▸ **JOB**: Retype the lines beneath this one, from the first through the line containing "YAxis, Legend, Label". Pictures are left out.

▸ **INFORMATION PROVIDED**:
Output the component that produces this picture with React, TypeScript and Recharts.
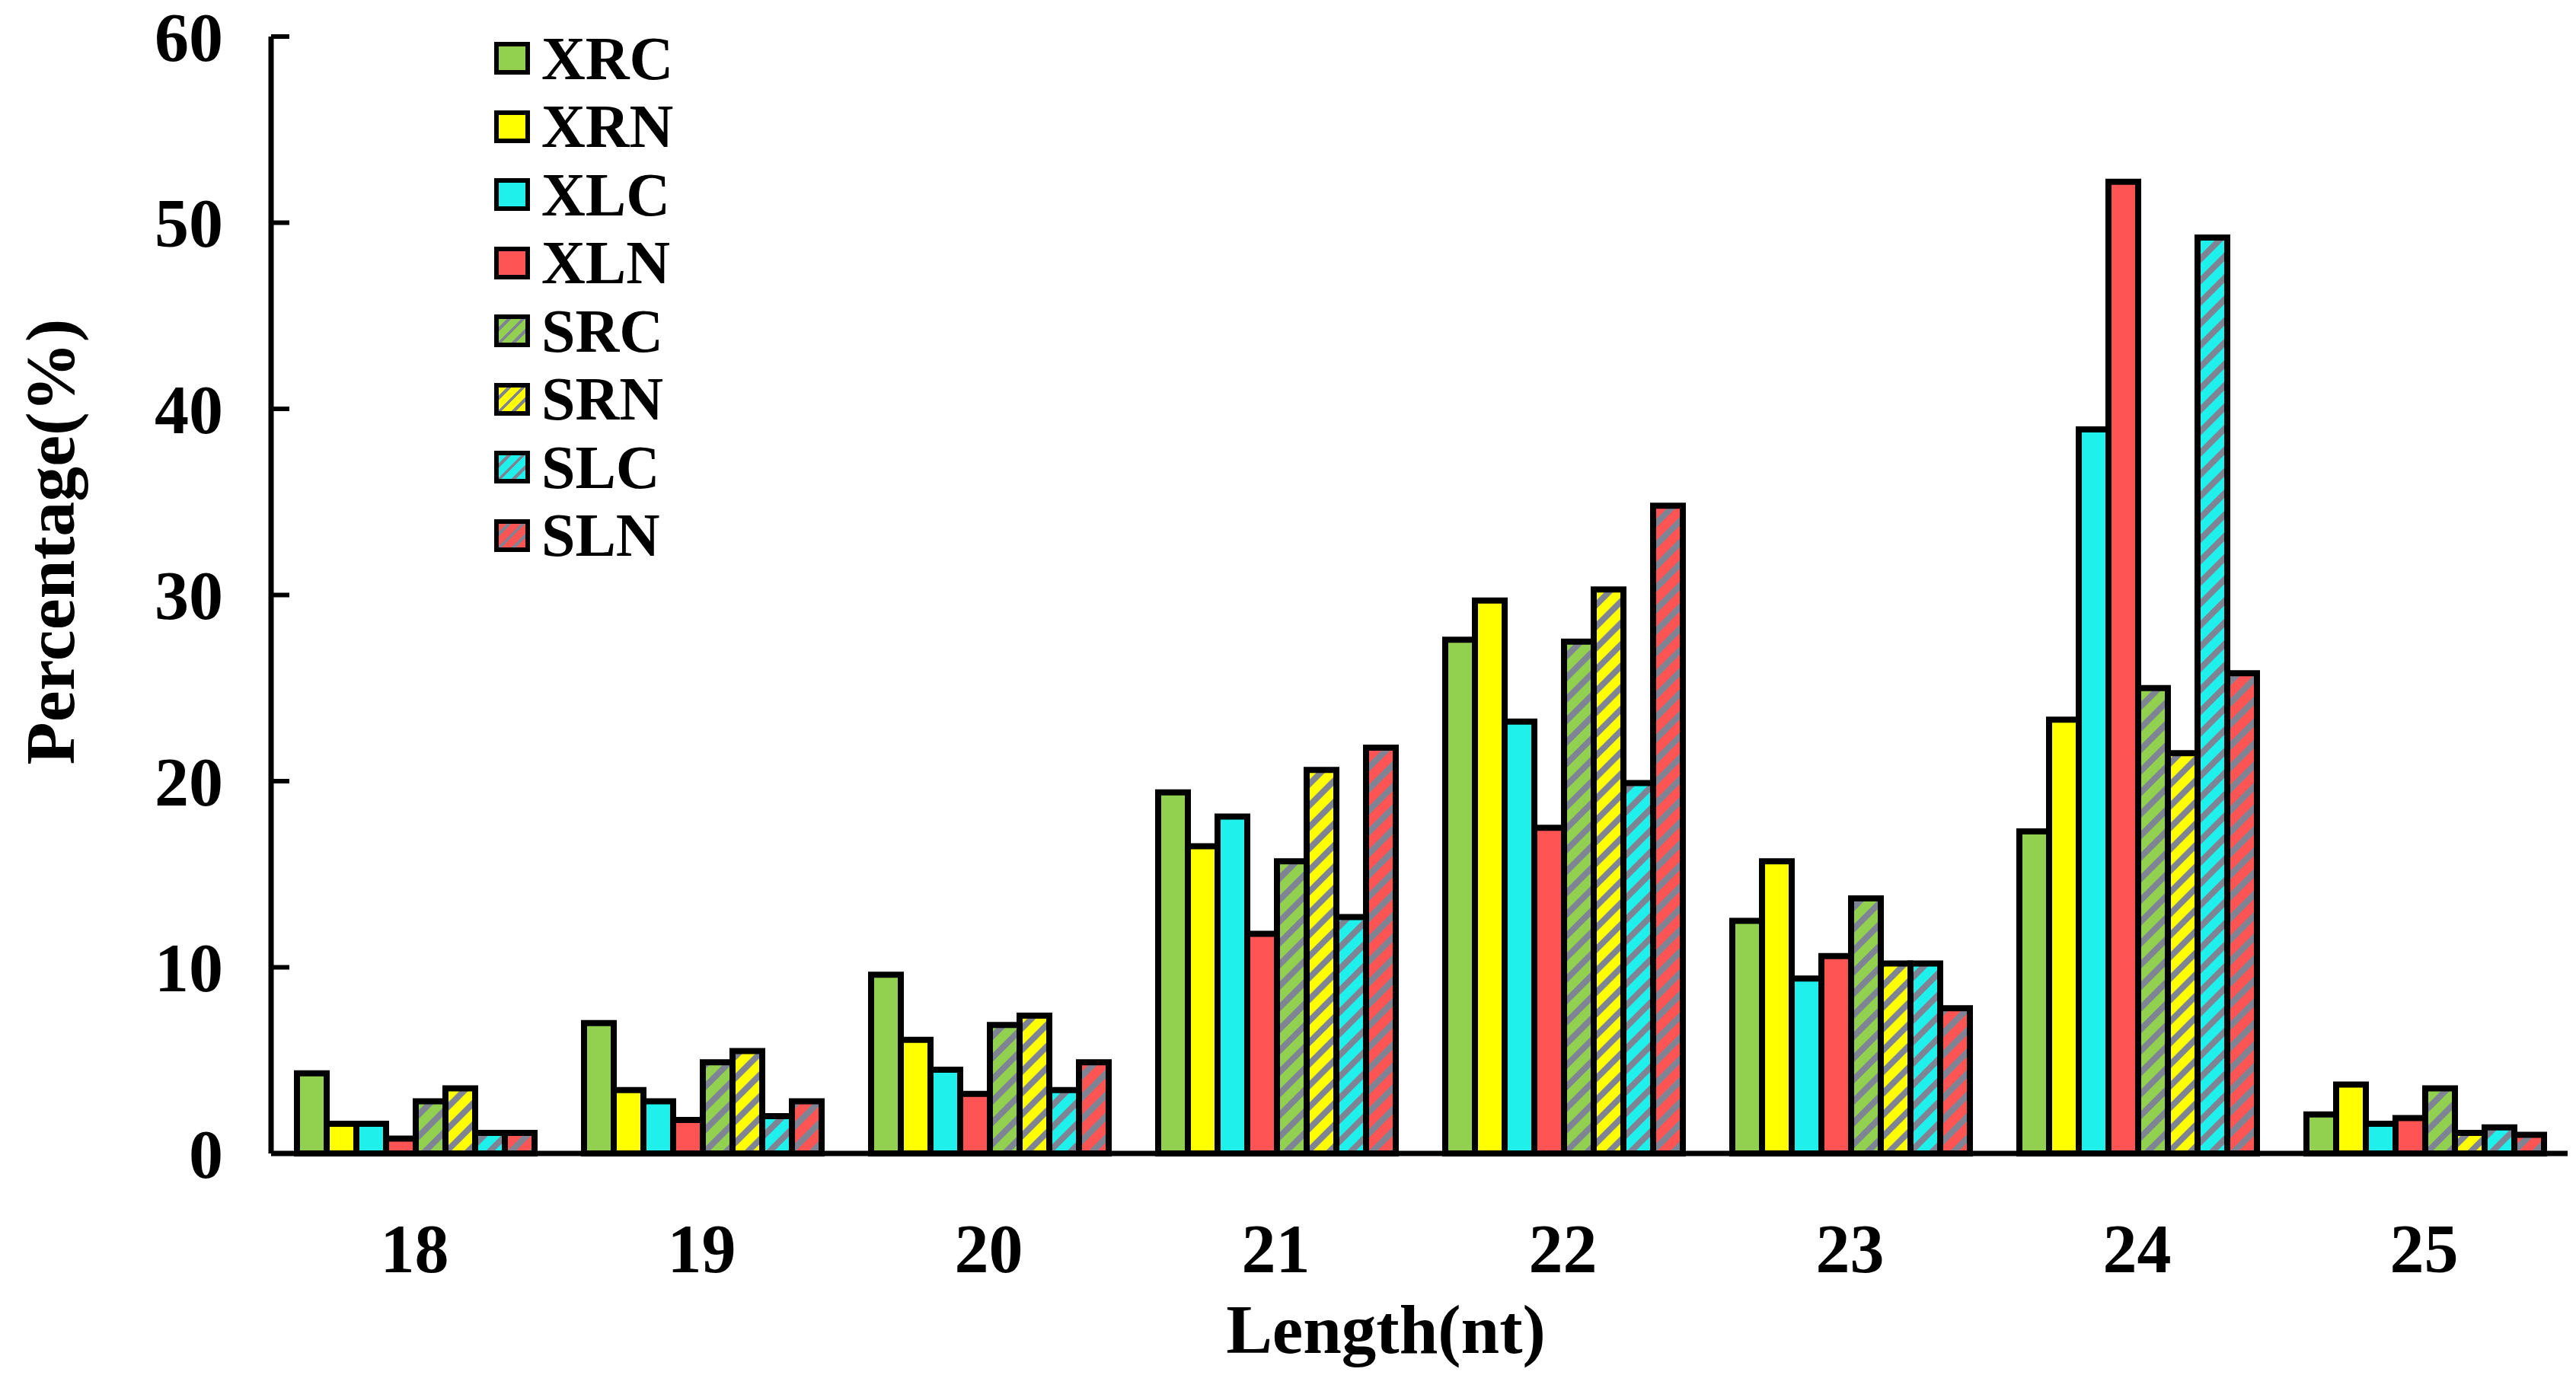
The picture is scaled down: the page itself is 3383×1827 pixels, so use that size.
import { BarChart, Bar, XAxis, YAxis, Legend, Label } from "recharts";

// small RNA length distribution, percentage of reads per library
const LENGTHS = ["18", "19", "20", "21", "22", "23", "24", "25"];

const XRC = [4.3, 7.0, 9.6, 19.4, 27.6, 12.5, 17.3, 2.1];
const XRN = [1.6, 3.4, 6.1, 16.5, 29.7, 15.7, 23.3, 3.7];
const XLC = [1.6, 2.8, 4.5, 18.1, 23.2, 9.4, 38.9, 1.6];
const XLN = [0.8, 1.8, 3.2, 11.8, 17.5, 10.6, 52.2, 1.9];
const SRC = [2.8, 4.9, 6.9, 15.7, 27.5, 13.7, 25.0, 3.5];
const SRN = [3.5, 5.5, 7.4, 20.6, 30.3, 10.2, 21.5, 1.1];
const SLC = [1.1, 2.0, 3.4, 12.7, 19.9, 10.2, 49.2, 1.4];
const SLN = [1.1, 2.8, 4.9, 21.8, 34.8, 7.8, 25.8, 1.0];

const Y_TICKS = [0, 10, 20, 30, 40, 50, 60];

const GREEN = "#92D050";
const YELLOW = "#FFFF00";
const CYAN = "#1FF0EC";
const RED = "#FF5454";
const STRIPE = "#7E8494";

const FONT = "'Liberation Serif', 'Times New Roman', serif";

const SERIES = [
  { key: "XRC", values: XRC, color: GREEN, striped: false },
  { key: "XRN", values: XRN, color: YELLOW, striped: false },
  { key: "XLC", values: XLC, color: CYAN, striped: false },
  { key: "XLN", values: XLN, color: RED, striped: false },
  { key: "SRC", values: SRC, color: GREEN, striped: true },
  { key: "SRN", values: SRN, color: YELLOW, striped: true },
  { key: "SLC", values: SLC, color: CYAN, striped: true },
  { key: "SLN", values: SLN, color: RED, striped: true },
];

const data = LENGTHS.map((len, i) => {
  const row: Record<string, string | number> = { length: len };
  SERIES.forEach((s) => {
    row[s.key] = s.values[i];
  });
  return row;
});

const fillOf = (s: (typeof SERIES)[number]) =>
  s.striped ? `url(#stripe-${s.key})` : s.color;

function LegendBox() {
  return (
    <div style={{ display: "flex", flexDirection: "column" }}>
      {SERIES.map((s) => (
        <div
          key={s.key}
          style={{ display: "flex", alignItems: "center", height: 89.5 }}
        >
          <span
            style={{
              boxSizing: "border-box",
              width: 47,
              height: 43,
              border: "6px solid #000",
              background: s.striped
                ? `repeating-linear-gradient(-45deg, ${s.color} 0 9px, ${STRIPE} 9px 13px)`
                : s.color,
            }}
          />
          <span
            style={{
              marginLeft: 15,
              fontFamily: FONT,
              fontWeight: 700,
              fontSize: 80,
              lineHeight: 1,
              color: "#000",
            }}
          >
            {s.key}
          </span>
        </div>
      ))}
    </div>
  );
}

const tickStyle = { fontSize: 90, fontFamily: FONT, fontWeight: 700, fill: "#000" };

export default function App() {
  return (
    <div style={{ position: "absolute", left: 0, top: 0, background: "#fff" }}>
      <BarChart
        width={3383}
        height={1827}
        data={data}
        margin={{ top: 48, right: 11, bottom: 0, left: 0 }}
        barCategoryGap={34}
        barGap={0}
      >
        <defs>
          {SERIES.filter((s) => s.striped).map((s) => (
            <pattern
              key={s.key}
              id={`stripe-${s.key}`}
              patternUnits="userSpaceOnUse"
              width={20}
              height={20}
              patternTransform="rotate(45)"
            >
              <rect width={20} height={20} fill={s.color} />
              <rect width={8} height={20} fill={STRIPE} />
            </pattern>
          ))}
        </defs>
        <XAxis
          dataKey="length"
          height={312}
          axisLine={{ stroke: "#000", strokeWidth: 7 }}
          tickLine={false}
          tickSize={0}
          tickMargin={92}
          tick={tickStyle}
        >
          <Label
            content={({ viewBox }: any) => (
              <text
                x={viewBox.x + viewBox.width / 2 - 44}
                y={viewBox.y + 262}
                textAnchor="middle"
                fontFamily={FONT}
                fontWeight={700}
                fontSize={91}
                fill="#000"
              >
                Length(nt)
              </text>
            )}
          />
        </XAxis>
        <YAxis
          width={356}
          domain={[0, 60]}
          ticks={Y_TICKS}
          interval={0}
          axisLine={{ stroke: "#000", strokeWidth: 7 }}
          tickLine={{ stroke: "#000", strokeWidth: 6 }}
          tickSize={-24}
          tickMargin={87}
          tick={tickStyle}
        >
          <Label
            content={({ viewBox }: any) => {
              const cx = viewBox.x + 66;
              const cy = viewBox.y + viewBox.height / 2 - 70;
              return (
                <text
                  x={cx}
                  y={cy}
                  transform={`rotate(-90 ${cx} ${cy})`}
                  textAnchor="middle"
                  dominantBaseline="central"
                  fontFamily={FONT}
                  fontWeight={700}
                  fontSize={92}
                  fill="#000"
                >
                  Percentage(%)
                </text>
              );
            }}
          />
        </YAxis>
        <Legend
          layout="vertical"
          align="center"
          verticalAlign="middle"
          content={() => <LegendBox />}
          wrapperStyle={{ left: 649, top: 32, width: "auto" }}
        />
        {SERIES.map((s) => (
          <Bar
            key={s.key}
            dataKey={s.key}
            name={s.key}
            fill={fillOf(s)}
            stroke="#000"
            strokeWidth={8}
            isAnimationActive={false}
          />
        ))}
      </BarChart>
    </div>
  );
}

▸ **FULL RESPONSE**:
Output the component that produces this picture with React, TypeScript and Recharts.
The picture is scaled down: the page itself is 3383×1827 pixels, so use that size.
import { BarChart, Bar, XAxis, YAxis, Legend, Label } from "recharts";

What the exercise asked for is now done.